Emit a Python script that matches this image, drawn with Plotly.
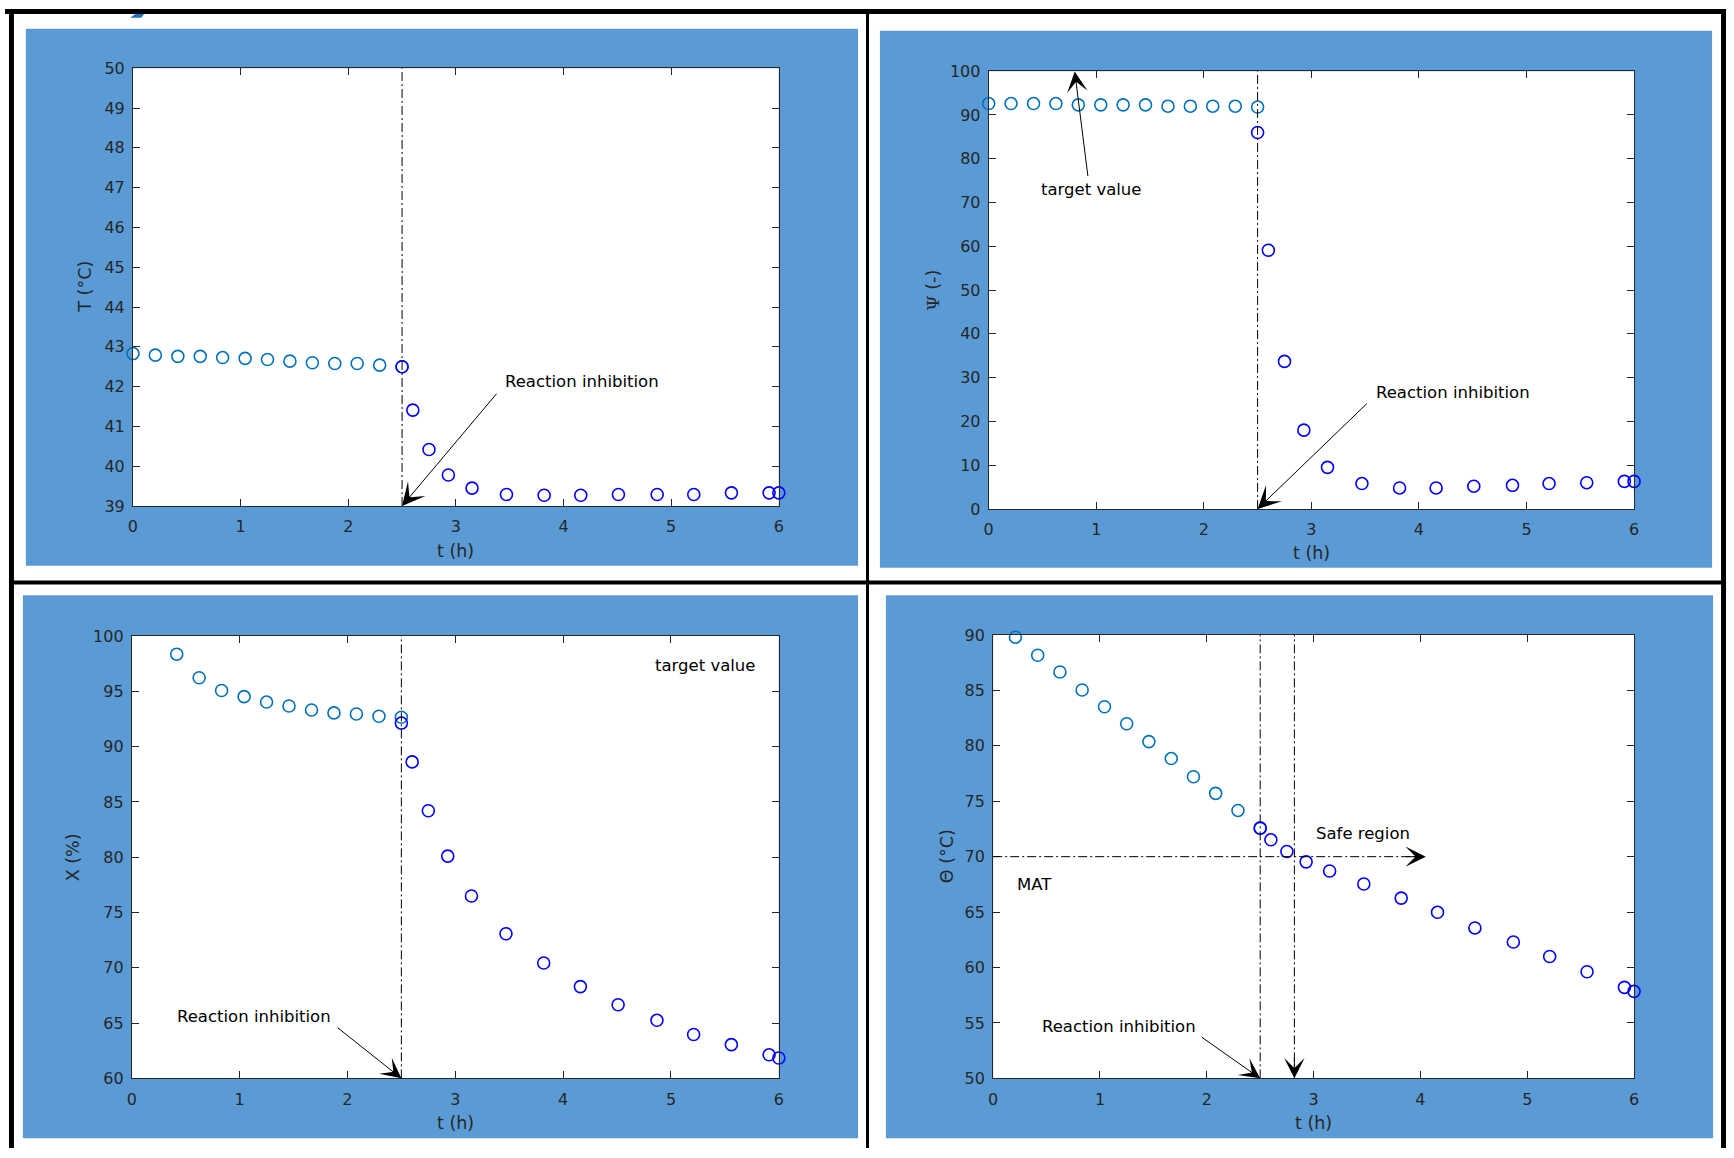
import plotly.graph_objects as go

W, H = 1734, 1158

# ---- data -------------------------------------------------------------
# sampling times before and after the inhibition at t = 2.5 h
t_before = [0, 0.208, 0.417, 0.625, 0.833, 1.042, 1.25, 1.458, 1.667, 1.875, 2.083, 2.292, 2.5]
t_after = [2.5, 2.6, 2.75, 2.93, 3.15, 3.47, 3.82, 4.16, 4.51, 4.87, 5.21, 5.56, 5.91, 6.0]

# reactor temperature T (°C)
T_before = [42.83, 42.79, 42.76, 42.76, 42.73, 42.71, 42.68, 42.64, 42.60, 42.58, 42.58, 42.54, 42.50]
T_after = [42.50, 41.41, 40.42, 39.78, 39.45, 39.29, 39.27, 39.27, 39.29, 39.29, 39.29, 39.33, 39.33, 39.33]

# Psi (-)
psi_before = [92.6, 92.6, 92.6, 92.6, 92.3, 92.3, 92.3, 92.3, 92.0, 92.0, 92.0, 92.0, 91.8]
psi_after = [86.0, 59.1, 33.7, 18.0, 9.5, 5.8, 4.8, 4.8, 5.2, 5.4, 5.8, 6.0, 6.3, 6.3]

# conversion X (%) -- the first two samples lie above the 100 % axis limit
X_before = [98.36, 96.23, 95.08, 94.52, 94.03, 93.67, 93.31, 93.05, 92.95, 92.75, 92.66]
X_after = [92.13, 88.62, 84.20, 80.10, 76.49, 73.08, 70.43, 68.30, 66.66, 65.25, 63.97, 63.05, 62.13, 61.84]

# MTSR Theta (°C) -- the first sample lies above the 90 °C axis limit
theta_before = [89.8, 88.17, 86.66, 85.03, 83.52, 81.99, 80.38, 78.85, 77.21, 75.71, 74.17, 72.57]
theta_after = [72.57, 71.52, 70.47, 69.53, 68.71, 67.53, 66.26, 64.98, 63.57, 62.30, 60.99, 59.62, 58.21, 57.85]

t_inhibit = 2.5
t_safe = 2.82
MAT = 70

x_ticks = [0, 1, 2, 3, 4, 5, 6]

# ---- styling ------------------------------------------------------------
PANEL_BLUE = "#5B9BD5"
C_BEFORE = "#0072BD"
C_AFTER = "#0000FF"
AXIS_COLOR = "#262626"
FONT = "DejaVu Sans"
DASHDOT = "9px,3px,2px,3px"


def px(x):
    return x / W


def py(y):
    return 1 - y / H


# plot areas in pixels: (left, top, right, bottom)
areas = {
    1: (128.7, 60.2, 778.3, 505.3),
    2: (989.4, 63.2, 1638.5, 508.3),
    3: (127.5, 637.5, 778.3, 1087.2),
    4: (993.9, 636.4, 1638.5, 1087.2),
}
# blue panel backgrounds in pixels
panels = [
    (21, 20, 858, 566),
    (880, 22, 1717, 568),
    (18, 596, 858, 1148),
    (886, 596, 1718, 1148),
]

fig = go.Figure()


def add_series(n, xb, yb, xa, ya):
    ax = "" if n == 1 else str(n)
    for xs, ys, c in ((xb, yb, C_BEFORE), (xa, ya, C_AFTER)):
        fig.add_trace(go.Scatter(
            x=xs, y=ys, mode="markers", xaxis="x" + ax, yaxis="y" + ax,
            marker=dict(symbol="circle-open", size=12, color=c, line=dict(width=1.6, color=c)),
            cliponaxis=False, showlegend=False, hoverinfo="skip",
        ))


add_series(1, t_before, T_before, t_after, T_after)
add_series(2, t_before, psi_before, t_after, psi_after)
add_series(3, t_before[2:], X_before, t_after, X_after)
add_series(4, t_before[1:], theta_before, t_after, theta_after)

yranges = {1: ([39, 50], 1), 2: ([0, 100], 10), 3: ([60, 100], 5), 4: ([50, 90], 5)}

layout_axes = {}
for n, (l, t, r, b) in areas.items():
    suffix = "" if n == 1 else str(n)
    common = dict(
        showline=True, linecolor=AXIS_COLOR, linewidth=1, mirror="ticks",
        ticks="inside", ticklen=7, tickwidth=1, tickcolor=AXIS_COLOR,
        showgrid=False, zeroline=False,
        tickfont=dict(family=FONT, size=16, color=AXIS_COLOR),
    )
    layout_axes["xaxis" + suffix] = dict(
        domain=[px(l), px(r)], range=[0, 6], tickvals=x_ticks,
        anchor="y" + suffix, ticklabelstandoff=6, **common,
    )
    rng, dt = yranges[n]
    layout_axes["yaxis" + suffix] = dict(
        domain=[py(b), py(t)], range=rng, dtick=dt, tick0=rng[0],
        anchor="x" + suffix, ticklabelstandoff=4, **common,
    )

shapes = []
for (l, t, r, b) in panels:
    shapes.append(dict(type="rect", xref="paper", yref="paper", x0=px(l), x1=px(r), y0=py(b), y1=py(t),
                       fillcolor=PANEL_BLUE, line=dict(width=0), layer="below"))
for (l, t, r, b) in areas.values():
    shapes.append(dict(type="rect", xref="paper", yref="paper", x0=px(l), x1=px(r), y0=py(b), y1=py(t),
                       fillcolor="white", line=dict(width=0), layer="below"))

# black frame around the four panels
frame = [(0, 0, 1731, 5), (4, 0, 9, H), (1726, 0, 1731, H), (866, 0, 869, H), (4, 581, 1731, 585)]
for (l, t, r, b) in frame:
    shapes.append(dict(type="rect", xref="paper", yref="paper", x0=px(l), x1=px(r), y0=py(b), y1=py(t),
                       fillcolor="black", line=dict(width=0), layer="above"))
shapes.append(dict(type="path", xref="paper", yref="paper",
                   path=f"M {px(126)} {py(9)} L {px(131)} {py(5)} L {px(140)} {py(5)} L {px(137)} {py(9)} Z",
                   fillcolor="#1F6FC5", line=dict(width=0), layer="above"))

# inhibition markers
for n, (lo, hi) in ((1, (39, 50)), (2, (0, 100)), (3, (60, 100)), (4, (50, 90))):
    s = "" if n == 1 else str(n)
    shapes.append(dict(type="line", xref="x" + s, yref="y" + s, x0=t_inhibit, x1=t_inhibit, y0=lo, y1=hi,
                       line=dict(color="black", width=1, dash=DASHDOT)))
# safe-region guides on the MTSR panel
shapes.append(dict(type="line", xref="x4", yref="y4", x0=t_safe, x1=t_safe, y0=50, y1=90,
                   line=dict(color="black", width=1, dash=DASHDOT)))
shapes.append(dict(type="line", xref="x4", yref="y4", x0=0, x1=4.0, y0=MAT, y1=MAT,
                   line=dict(color="black", width=1, dash=DASHDOT)))

annotations = []


def label(n, x, y, text, size=16.5):
    s = "" if n == 1 else str(n)
    annotations.append(dict(xref="x" + s, yref="y" + s, x=x, y=y, text=text, showarrow=False,
                            xanchor="left", yanchor="middle", font=dict(family=FONT, size=size, color="black")))


def arrow(n, x0, y0, x1, y1, size=3.4):
    s = "" if n == 1 else str(n)
    annotations.append(dict(xref="x" + s, yref="y" + s, axref="x" + s, ayref="y" + s,
                            x=x1, y=y1, ax=x0, ay=y0, text="", showarrow=True,
                            arrowhead=3, arrowsize=size, arrowwidth=1, arrowcolor="black"))


label(1, 3.44, 42.12, "Reaction inhibition")
arrow(1, 3.39, 41.86, t_inhibit, 39, 3.8)

label(2, 0.47, 73.0, "target value")
arrow(2, 0.924, 75.7, 0.8, 99.9)
label(2, 3.58, 26.7, "Reaction inhibition")
arrow(2, 3.53, 24.4, t_inhibit, 0, 3.8)

label(3, 4.83, 97.34, "target value")
label(3, 0.40, 65.6, "Reaction inhibition")
arrow(3, 1.895, 64.69, t_inhibit, 60)

label(4, 3.0, 72.08, "Safe region")
label(4, 0.20, 67.5, "MAT")
label(4, 0.44, 54.7, "Reaction inhibition")
arrow(4, 1.94, 53.8, t_inhibit, 50)
arrow(4, 3.85, MAT, 4.05, MAT)
arrow(4, t_safe, 52, t_safe, 50)

# axis titles
x_titles = {1: 551, 2: 553, 3: 1133, 4: 1133}
y_titles = {
    1: (81, "T (°C)"),
    2: (933, "<span style='font-family:DejaVu Serif'>Ψ</span> (-)"),
    3: (68.5, "X (%)"),
    4: (947, "Θ (°C)"),
}
for n, (l, t, r, b) in areas.items():
    annotations.append(dict(xref="paper", yref="paper", x=px((l + r) / 2), y=py(x_titles[n]),
                            text="t (h)", showarrow=False, xanchor="center", yanchor="middle",
                            font=dict(family=FONT, size=17.5, color=AXIS_COLOR)))
    xc, txt = y_titles[n]
    annotations.append(dict(xref="paper", yref="paper", x=px(xc), y=py((t + b) / 2),
                            text=txt, showarrow=False, textangle=-90, xanchor="center", yanchor="middle",
                            font=dict(family=FONT, size=17.5, color=AXIS_COLOR)))

fig.update_layout(
    width=W, height=H, margin=dict(l=0, r=0, t=0, b=0),
    paper_bgcolor="white", plot_bgcolor="white",
    font=dict(family=FONT, color=AXIS_COLOR),
    shapes=shapes, annotations=annotations, showlegend=False,
    **layout_axes,
)

fig.write_html("out.html")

---*---

• **PROBLEM**
Quote, exactly and only, the lines from the first line of the data above through the line containing "6.0, 6.3, 6.3]". The pictures do not belong in it.

• **EXERCISE RESULT**
Emit a Python script that matches this image, drawn with Plotly.
import plotly.graph_objects as go

W, H = 1734, 1158

# ---- data -------------------------------------------------------------
# sampling times before and after the inhibition at t = 2.5 h
t_before = [0, 0.208, 0.417, 0.625, 0.833, 1.042, 1.25, 1.458, 1.667, 1.875, 2.083, 2.292, 2.5]
t_after = [2.5, 2.6, 2.75, 2.93, 3.15, 3.47, 3.82, 4.16, 4.51, 4.87, 5.21, 5.56, 5.91, 6.0]

# reactor temperature T (°C)
T_before = [42.83, 42.79, 42.76, 42.76, 42.73, 42.71, 42.68, 42.64, 42.60, 42.58, 42.58, 42.54, 42.50]
T_after = [42.50, 41.41, 40.42, 39.78, 39.45, 39.29, 39.27, 39.27, 39.29, 39.29, 39.29, 39.33, 39.33, 39.33]

# Psi (-)
psi_before = [92.6, 92.6, 92.6, 92.6, 92.3, 92.3, 92.3, 92.3, 92.0, 92.0, 92.0, 92.0, 91.8]
psi_after = [86.0, 59.1, 33.7, 18.0, 9.5, 5.8, 4.8, 4.8, 5.2, 5.4, 5.8, 6.0, 6.3, 6.3]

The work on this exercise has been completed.